Mr Enfield’s account starts of in a mysterious way as he tells us that it was three o’clock of a ‘black winter’s morning’ when nobody is awake and everyone is inside for the cold and that he was walking through a part of town where “there was literally nothing to be seen but lamps.” As we absorb the circumstances Enfield starts to talk as if saying a hypnotic chant “Street after street, and all the folk asleep – street after street, all lighted up as if for a procession, and all as empty as a church.” The two word ‘procession’ and ‘church’ bring to mind the thoughts of a funeral something related with traumatic times and a morbid horror feeling. So the scene is set lonely, cold, dark with only the flickering street lamps playing shadow games in the night.
The description of the street in the first chapter reinforces this theme of duality. The street is described as merely an anonymous street in London, whose shop fronts "like rows of smiling women" have a brightness that stands out in contrast to the dingy neighbourhood. And yet on this street, two doors from the corner, stands a dreary, Gothic house, which "bore in every feature the marks of prolonged and sordid negligence." As we proceed further in the novel, Jekyll¹s house itself will be seen to have an innate duality: congenial, prosperous, respectable, as well as threatening, mysterious, and sinister. This duality is manifested by each of its two facades: the respectable, Jekyll side of the house stands out in contrast with the seediness of its neighbouring structures. The Hyde façade is bleak, neglected, and lowering on a street in which it stands out among thriving, well-kept, and prosperous commercial structures.

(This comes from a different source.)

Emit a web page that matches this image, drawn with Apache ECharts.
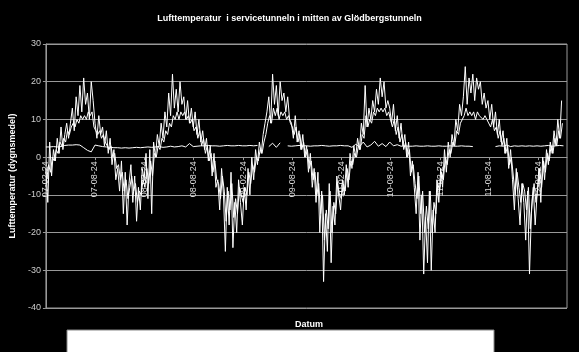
<!DOCTYPE html>
<html>
<head>
<meta charset="utf-8">
<script src="https://cdn.jsdelivr.net/npm/echarts@6/dist/echarts.min.js"></script>
<style>
  html, body { margin: 0; padding: 0; background: #000; }
  #chart { width: 579px; height: 352px; }
</style>
</head>
<body>
<div id="chart"></div>
<script>
// dygnsmedel at roughly one value a week from 2007-02-24
const outdoorTemp = [
  -3, -12, 4, -5, 2, -1, 5, 1, 8, 2, 6, 9, 5,
  9, 13, 7, 16, 11, 19, 12, 21, 14, 17, 10, 20, 15,
  9, 5, 11, 6, 8, 3, 7, 1, 5, -2, 2, -6, -3,
  -9, -1, -15, -4, -18, -7, -2, -12, -5, -17, -8, -14, -3,
  -6, 1, -11, 2, -15, 4, 0, 6, 3, 9, 5, 12, 8,
  17, 11, 22, 13, 18, 12, 20, 14, 16, 10, 15, 9, 13,
  8, 12, 6, 10, 4, 7, 2, 5, -1, 3, -5, 1, -8,
  -6, -14, -3, -10, -25, -8, -18, -4, -24, -12, -20, -6, -12,
  -18, -8, -14, -3, -10, 0, -6, 2, -2, 4, 1, 6, 9,
  12, 16, 9, 22, 14, 19, 11, 20, 15, 17, 12, 16, 10,
  9, 5, 11, 4, 7, 2, 6, 0, 3, -4, 1, -8, -3,
  -12, -4, -20, -9, -33, -15, -25, -7, -28, -13, -18, -5, -10,
  -14, -6, -10, -2, -8, 1, -3, 3, 0, 5, 2, 9, 6,
  19, 8, 13, 10, 15, 12, 18, 14, 21, 16, 20, 13, 15,
  13, 9, 14, 7, 11, 5, 9, 3, 6, 0, 4, -5, -1,
  -8, -15, -4, -22, -10, -31, -16, -28, -9, -30, -14, -20, -6,
  -12, -3, -8, 2, -4, 4, 0, 6, 3, 10, 7, 14, 11,
  16, 24, 14, 21, 17, 22, 15, 21, 18, 20, 14, 17, 13,
  15, 10, 14, 8, 12, 6, 10, 4, 7, 1, 5, -3, 2,
  -6, -14, -3, -11, -18, -7, -12, -22, -9, -31, -15, -8, -18,
  -10, -3, -12, 0, -6, 2, -2, 4, 1, 7, 3, 10, 5, 15
]

// second, calmer curve (the inner line in summer), one value a week from 2007-02-27
const portalTemp = [
  -6, -2, -4, 0, -1, 2, 1, 4, 3, 5, 4, 7, 6,
  8, 9, 8, 10, 9, 11, 10, 11, 10, 12, 11, 12, 8,
  7, 6, 7, 5, 6, 4, 4, 2, 3, 0, 1, -3, -2,
  -6, -4, -9, -6, -11, -8, -5, -9, -7, -12, -9, -10, -6,
  -8, -3, -7, -1, -5, 1, 0, 3, 2, 5, 4, 7, 6,
  9, 8, 11, 10, 12, 10, 12, 11, 12, 10, 11, 9, 10,
  7, 8, 5, 7, 3, 5, 1, 3, -1, 1, -4, -1, -6,
  -7, -11, -5, -9, -17, -9, -14, -7, -16, -11, -15, -8, -10,
  -12, -8, -10, -4, -7, -2, -4, 0, -1, 2, 1, 4, 6,
  9, 11, 9, 13, 11, 13, 10, 12, 11, 12, 10, 11, 9,
  8, 6, 8, 4, 6, 2, 4, 0, 2, -3, -1, -6, -4,
  -10, -7, -15, -10, -22, -14, -19, -9, -20, -12, -15, -7, -10,
  -11, -7, -9, -3, -6, -1, -2, 1, 0, 3, 2, 6, 5,
  11, 8, 10, 9, 12, 11, 13, 12, 13, 12, 13, 11, 12,
  10, 8, 10, 6, 8, 4, 6, 2, 4, 0, 2, -4, -2,
  -7, -11, -5, -15, -9, -20, -13, -19, -9, -20, -12, -15, -7,
  -9, -4, -6, 0, -2, 2, 1, 4, 3, 7, 6, 9, 9,
  11, 13, 11, 12, 11, 12, 10, 12, 11, 11, 10, 11, 10,
  10, 8, 10, 7, 8, 5, 7, 3, 5, 1, 3, -2, 0,
  -5, -10, -4, -8, -12, -7, -9, -14, -8, -19, -11, -7, -12,
  -8, -3, -8, -1, -4, 1, -1, 3, 1, 5, 3, 7, 5, 9
]

// servicetunneln, one value every 14 days, null = no data
const tunnelTemp = [
  2.7, 2.7, 2.8, 2.7, 2.8, 3.1, 3.2, 3.2, 3.3, 3.2,
  2.5, 1.8, 1.4, 3.2, 3.0, 2.8, 2.7, 2.6, 2.5, 2.5,
  2.4, 2.5, 2.4, 2.5, 2.6, 2.5, 2.6, 2.7, 2.6, 2.7,
  2.8, 2.6, 2.7, 2.9, 2.7, 2.8, 3.0, 2.7, 3.6, 2.8,
  2.9, 3.0, 3.0, 3.1, 3.0, 3.0, 2.9, 3.0, 3.1, 3.0,
  3.0, 3.1, 3.0, 3.0, 3.1, 3.0, 3.1, null, null, 2.8,
  3.7, 2.6, 3.8, null, 3.0, 2.9, 3.0, 3.1, 3.0, 3.0,
  2.9, 3.0, 3.0, 3.1, 3.0, 2.9, 3.0, 3.0, 3.1, 3.0,
  3.0, 2.6, 3.4, 2.8, 4.0, 2.7, 3.2, 4.2, 2.9, 3.6,
  2.8, 4.0, 3.0, 3.3, 2.9, 3.0, 2.9, 2.9, 3.0, 2.9,
  2.9, 3.0, 2.9, 2.9, 3.0, 2.9, 2.9, 3.0, 2.9, 2.9,
  3.0, 2.9, 2.9, 2.8, null, null, null, null, null, 2.8,
  3.0, 2.9, 3.2, 2.8, 3.0, 2.9, 3.0, 2.9, 3.0, 2.9,
  3.0, 2.9, 3.0, 3.1, 2.9, 3.0, 3.1, 3.0
]

const dateLabels = ['07-02-24', '07-08-24', '08-02-24', '08-08-24', '09-02-24', '09-08-24',
  '10-02-24', '10-08-24', '11-02-24', '11-08-24', '12-02-24']

const yMin = -40
const yMax = 30

// x axis counts days from 2007-02-24
const DAY = 864e5
const startMs = Date.UTC(2007, 1, 24)
const endDay = Math.round((Date.UTC(2012, 5, 8) - startMs) / DAY)

const toDay = s => {
  const p = s.split('-').map(Number)
  return Math.round((Date.UTC(2000 + p[0], p[1] - 1, p[2]) - startMs) / DAY)
}
const labelDays = dateLabels.map(toDay)
const labelByDay = {}
labelDays.forEach((d, i) => { labelByDay[d] = dateLabels[i] })

const withDays = (arr, step, offset) => arr.map((v, i) => [offset + i * step, v])

// date axis sits on the 0-line, like in the original
const gridTop = 44
const gridBottom = 44
const plotHeight = 352 - gridTop - gridBottom
const zeroOffset = -plotHeight * (0 - yMin) / (yMax - yMin)

const chart = echarts.init(document.getElementById('chart'))

const lineStyle = { color: '#fff', width: 1 }

chart.setOption({
  backgroundColor: '#000',
  animation: false,
  textStyle: { fontFamily: 'Liberation Sans, Arial, sans-serif' },
  title: [
    {
      text: 'Lufttemperatur  i servicetunneln i mitten av Glödbergstunneln',
      left: 'center',
      top: 9,
      textStyle: { color: '#fff', fontSize: 9, fontWeight: 'bold' }
    },
    {
      text: 'Datum',
      left: 290,
      top: 315,
      textStyle: { color: '#fff', fontSize: 9, fontWeight: 'bold' }
    }
  ],
  grid: {
    left: 38,
    right: 12,
    top: gridTop,
    bottom: gridBottom,
    show: true,
    borderColor: '#999',
    borderWidth: 1
  },
  xAxis: {
    type: 'value',
    min: 0,
    max: endDay,
    offset: zeroOffset,
    axisLine: { onZero: false, lineStyle: { color: '#999' } },
    axisTick: { show: true, length: 3, customValues: labelDays, lineStyle: { color: '#999' } },
    axisLabel: {
      customValues: labelDays,
      rotate: 90,
      color: '#ddd',
      fontSize: 9,
      margin: 4,
      formatter: v => labelByDay[v] || ''
    },
    splitLine: { show: false }
  },
  yAxis: {
    type: 'value',
    min: yMin,
    max: yMax,
    interval: 10,
    name: 'Lufttemperatur (dygnsmedel)',
    nameLocation: 'middle',
    nameGap: 22,
    nameTextStyle: { color: '#fff', fontSize: 9, fontWeight: 'bold' },
    axisLine: { show: true, onZero: false, lineStyle: { color: '#999' } },
    axisTick: { show: true, length: 3, lineStyle: { color: '#999' } },
    axisLabel: { color: '#ccc', fontSize: 9, margin: 5 },
    splitLine: { lineStyle: { color: '#999', width: 1 } }
  },
  graphic: [
    {
      type: 'rect',
      shape: { x: 67, y: 330, width: 427, height: 30 },
      style: { fill: '#fff', stroke: '#888', lineWidth: 1 }
    }
  ],
  series: [
    {
      name: 'Ute',
      type: 'line',
      data: withDays(outdoorTemp, 7, 0),
      showSymbol: false,
      lineStyle: lineStyle
    },
    {
      name: 'Portal',
      type: 'line',
      data: withDays(portalTemp, 7, 3),
      showSymbol: false,
      lineStyle: lineStyle
    },
    {
      name: 'Servicetunnel',
      type: 'line',
      data: withDays(tunnelTemp, 14, 0),
      showSymbol: false,
      connectNulls: false,
      lineStyle: lineStyle
    }
  ]
})
</script>
</body>
</html>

As the details of the event are unrolled more horror is revealed but in a bizarre way, “for the man trampled calmly over the child’s body and left her screaming on the ground” this is portrayed in such a calm and peaceful way that it emphasises the lack of care from the supposed ‘juggernaut,’ and to ignore the innocent cries of a young girl increases his evil in the judgmental eyes of the reader. As Stevenson stresses the innocence of the girl “the girl was…more frightened” the horror and evil of the ‘juggernaut’ is exaggerated making the scene more horrible.
Doctors jobs are to preserve life and they deplore violence in every form and so when this “cut-and-dry apothecary …turned sick and white with a desire to hill [the juggernaut]” every time he saw him we can not but sense the evil which these people feel towards the ‘prisoner.’
Compared to the last paragraph or so this paragraph progresses at quite a pace as if to reflect the speed at which people’s emotion turned from nothing to sadness to hate. Stevenson writes as if there is a final explanation as to whom this mystery figure is but does not let on and instead let’s the suspense build. He occasionally allows a small amount of information out just to wet the appetites and keep up an atmosphere of mystery and confusion. This atmosphere one of controlled suspense, a gradual building up of a sense of horror and destruction is achieved through a slow accumulation of unemotional detail, which begins in this chapter.